In response, Rodgers pointed to clean audits for his organization, the quadrennial work plans it must send to the governor’s office, and his personal commitment to ethical practices as a member of the city’s Ethics Review Board.

A representative from Williams’ office said that if the tax measure passes, the council will pass rules that spell out how the extra money will be spent.

The 2-mill addition would make Orleans the 30th parish in the state to have a tax dedicated to senior centers; most of those parishes specifically funnel the money to the Council on Aging in their area, according to BGR.
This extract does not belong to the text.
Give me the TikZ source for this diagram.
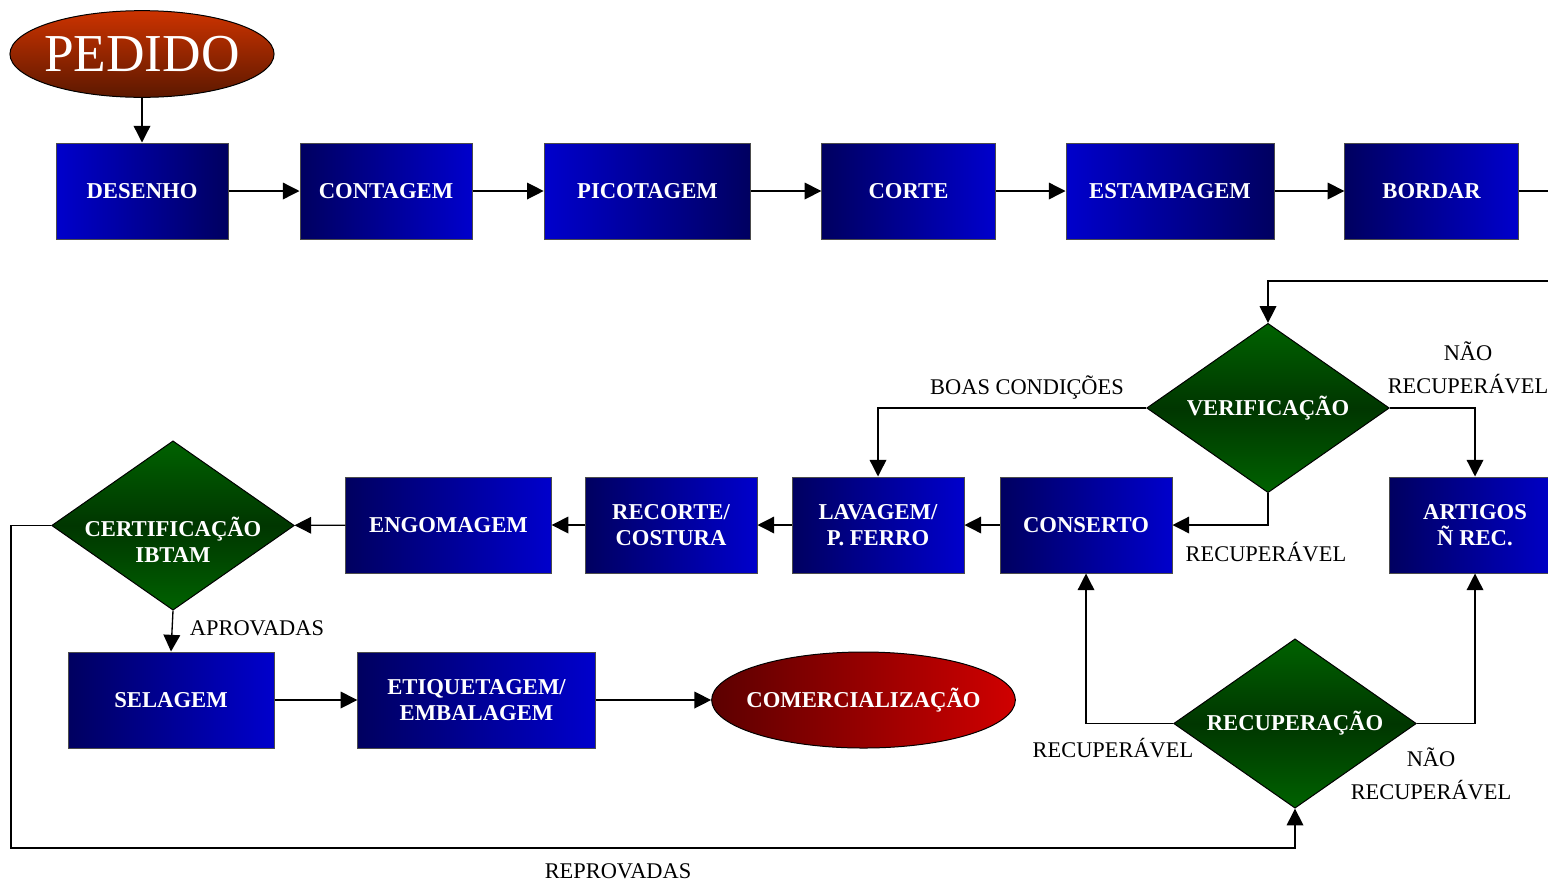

Saturday’s election is likely to be a low-turnout one, the type of race that draws only chronic voters, such as seniors, said Ed Chervenak, a political analyst and director of the University of New Orleans’ survey research center.

“With only a single proposition on the ballot, this would certainly be classified as a low stimulus election. And, of course, it’s chronic voters who show up for these types of elections. Moreover, the proposition on the ballot seeks to levy a new property tax for the purpose of paying for services and programs for the elderly citizens of the city. The proposition is directed at the very people who show up the most consistently at the polls.”

When asked what more the Council on Aging could provide, seniors at the Pontchartrain Center on Friday cited a need for more transportation, complained about the quality of meals served and asked for a well-lit bingo board.

George’s accountability argument hit home in a slightly different way for Elizabeth Malone, 80, who has been coming to the center for a decade.

She said she voted for the tax during the early voting period that ended Saturday. And she suggested it was City Hall that couldn’t be trusted to put funding where it says it will.

“My bottom line: I love this city, but they misappropriate too much money,” Malone said. “We pay through the nose in property taxes for my house in New Orleans East, and they don’t do a thing with that area.”